Thursday, November 20, 2014

Red flags on extending presidential power!

The US desperately needs immigration reform for humanitarian reasons.
In her discussion of Obama's unilateral plan for immigration reform, Ruth Marcus seems most concerned about payback from future Republican presidents. And although we desperately need immigration reform for humanitarian reasons, Marcus is justified in raising a red flag or two. In sum, she offers a thoughtful take on the potential for expanding presidential authority in future administrations:

WASHINGTON -- Every Democrat should be nervous about President Obama's plan for unilateral action on immigration reform.
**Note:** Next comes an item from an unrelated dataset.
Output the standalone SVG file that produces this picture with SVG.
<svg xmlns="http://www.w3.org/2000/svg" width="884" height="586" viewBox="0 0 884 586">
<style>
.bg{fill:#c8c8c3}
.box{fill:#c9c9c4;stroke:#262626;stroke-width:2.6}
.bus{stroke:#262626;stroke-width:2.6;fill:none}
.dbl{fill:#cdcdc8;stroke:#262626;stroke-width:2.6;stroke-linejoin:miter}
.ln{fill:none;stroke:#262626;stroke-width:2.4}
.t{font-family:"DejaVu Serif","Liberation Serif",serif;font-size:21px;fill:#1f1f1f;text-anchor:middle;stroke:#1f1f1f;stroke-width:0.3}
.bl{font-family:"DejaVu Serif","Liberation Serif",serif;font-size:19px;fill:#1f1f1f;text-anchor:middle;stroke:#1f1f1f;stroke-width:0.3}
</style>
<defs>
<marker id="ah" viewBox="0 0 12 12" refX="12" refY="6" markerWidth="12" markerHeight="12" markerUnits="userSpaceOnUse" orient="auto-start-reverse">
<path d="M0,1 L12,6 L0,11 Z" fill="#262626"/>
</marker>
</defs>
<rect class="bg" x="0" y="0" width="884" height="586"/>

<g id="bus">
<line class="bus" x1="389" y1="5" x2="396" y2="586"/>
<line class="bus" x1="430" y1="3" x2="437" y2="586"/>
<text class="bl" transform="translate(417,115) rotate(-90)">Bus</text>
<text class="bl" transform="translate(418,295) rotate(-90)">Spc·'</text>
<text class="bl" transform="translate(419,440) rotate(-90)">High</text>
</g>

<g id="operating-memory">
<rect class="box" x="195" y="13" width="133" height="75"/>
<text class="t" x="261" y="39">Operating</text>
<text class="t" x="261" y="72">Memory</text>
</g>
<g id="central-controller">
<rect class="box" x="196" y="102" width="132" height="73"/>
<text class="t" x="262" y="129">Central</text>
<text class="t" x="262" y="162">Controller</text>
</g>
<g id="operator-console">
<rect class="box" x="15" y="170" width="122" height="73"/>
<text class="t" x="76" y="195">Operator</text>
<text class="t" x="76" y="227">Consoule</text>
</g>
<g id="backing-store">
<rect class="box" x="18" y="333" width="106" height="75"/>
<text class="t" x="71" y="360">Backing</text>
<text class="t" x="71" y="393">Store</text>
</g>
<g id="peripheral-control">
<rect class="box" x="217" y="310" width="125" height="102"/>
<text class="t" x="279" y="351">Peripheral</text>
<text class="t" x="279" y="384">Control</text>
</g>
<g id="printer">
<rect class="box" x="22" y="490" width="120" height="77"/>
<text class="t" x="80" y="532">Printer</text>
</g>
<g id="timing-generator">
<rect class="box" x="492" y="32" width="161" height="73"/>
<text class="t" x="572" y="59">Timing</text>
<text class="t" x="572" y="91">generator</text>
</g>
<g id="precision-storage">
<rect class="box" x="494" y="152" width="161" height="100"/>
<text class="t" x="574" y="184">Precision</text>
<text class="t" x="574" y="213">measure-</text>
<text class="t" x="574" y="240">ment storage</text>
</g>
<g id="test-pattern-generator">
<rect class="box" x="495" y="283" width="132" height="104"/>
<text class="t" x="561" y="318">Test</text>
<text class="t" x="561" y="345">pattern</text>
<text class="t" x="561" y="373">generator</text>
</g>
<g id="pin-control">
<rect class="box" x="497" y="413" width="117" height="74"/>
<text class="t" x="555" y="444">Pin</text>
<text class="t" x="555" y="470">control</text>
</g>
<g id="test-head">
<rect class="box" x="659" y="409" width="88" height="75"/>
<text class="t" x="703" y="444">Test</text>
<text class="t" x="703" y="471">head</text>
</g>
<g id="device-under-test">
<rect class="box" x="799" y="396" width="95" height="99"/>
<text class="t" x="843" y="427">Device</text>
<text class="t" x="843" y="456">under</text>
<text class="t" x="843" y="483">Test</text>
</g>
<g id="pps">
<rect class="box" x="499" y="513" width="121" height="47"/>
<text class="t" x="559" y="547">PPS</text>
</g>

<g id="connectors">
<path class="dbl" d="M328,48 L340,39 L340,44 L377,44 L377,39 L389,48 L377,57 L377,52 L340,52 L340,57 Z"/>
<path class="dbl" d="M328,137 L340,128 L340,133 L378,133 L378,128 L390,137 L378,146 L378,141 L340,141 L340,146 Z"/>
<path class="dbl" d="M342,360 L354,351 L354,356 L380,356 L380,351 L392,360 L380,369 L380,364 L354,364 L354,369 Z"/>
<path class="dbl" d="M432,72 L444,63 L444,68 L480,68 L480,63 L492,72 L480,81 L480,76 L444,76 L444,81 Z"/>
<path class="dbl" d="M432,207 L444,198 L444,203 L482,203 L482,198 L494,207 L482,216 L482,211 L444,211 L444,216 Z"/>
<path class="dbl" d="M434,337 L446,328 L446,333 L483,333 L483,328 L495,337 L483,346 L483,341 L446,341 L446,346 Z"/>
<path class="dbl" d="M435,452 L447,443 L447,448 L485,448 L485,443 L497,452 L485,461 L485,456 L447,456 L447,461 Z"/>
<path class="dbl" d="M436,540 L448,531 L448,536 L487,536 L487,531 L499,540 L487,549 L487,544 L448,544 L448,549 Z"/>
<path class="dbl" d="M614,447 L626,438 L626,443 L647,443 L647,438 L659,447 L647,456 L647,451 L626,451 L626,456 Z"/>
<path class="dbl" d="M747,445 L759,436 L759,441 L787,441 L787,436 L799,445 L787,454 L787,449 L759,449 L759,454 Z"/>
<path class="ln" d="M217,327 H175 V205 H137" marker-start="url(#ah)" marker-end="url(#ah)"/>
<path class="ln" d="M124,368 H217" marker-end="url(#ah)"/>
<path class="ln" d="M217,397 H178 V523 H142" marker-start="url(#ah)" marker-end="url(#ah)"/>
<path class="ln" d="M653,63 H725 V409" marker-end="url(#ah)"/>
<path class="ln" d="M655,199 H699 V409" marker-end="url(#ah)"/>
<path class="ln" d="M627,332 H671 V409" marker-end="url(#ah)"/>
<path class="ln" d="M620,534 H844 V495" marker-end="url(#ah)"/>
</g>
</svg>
Not because of the impact on an already gridlocked Congress, or because it risks inflaming an increasingly hostile public. Democrats should be nervous about the implications for presidential power, and the ability of a future Republican president to act on his or her own.
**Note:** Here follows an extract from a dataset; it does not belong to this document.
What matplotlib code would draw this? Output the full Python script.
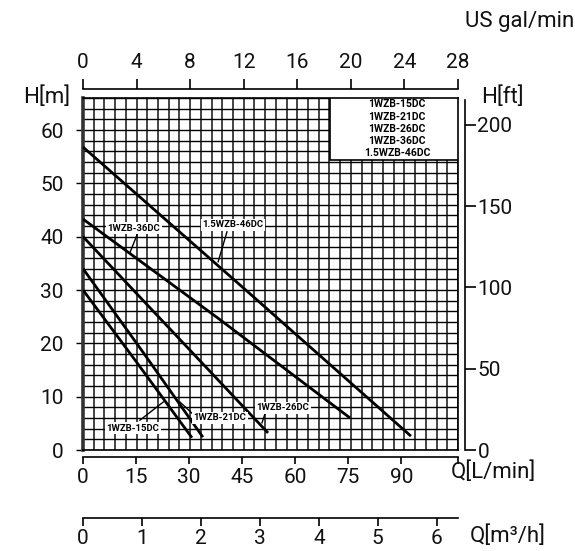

Note that I said nervous, not opposed. In this situation, the executive power devil is in the details of what the executive actually does, both the scope of his actions and the legal justifications for them.
For me, the question is one of double containment: First, is there a limiting principle that would constrain the president's authority to effectively legalize everyone in the country? Second, is there a limiting principle that would constrain future presidents inclined against enforcing other laws with which they don't agree -- and on which they've been unable to convince Congress to act accordingly?
The general White House argument in defense of unilateral action, spelled out for me by a senior administration official versed in the legal details, boils down to the general power of prosecutorial discretion, combined with particular provisions and practices embedded in immigration law.

The official acknowledged that there are clear limits to presidential power -- he can't hand out green cards or create a pathway to citizenship. But the official also noted that presidents have broad authority to set enforcement priorities in immigration; after all, there are about 11 million undocumented immigrants and budgetary capacity to deport perhaps 400,000 annually.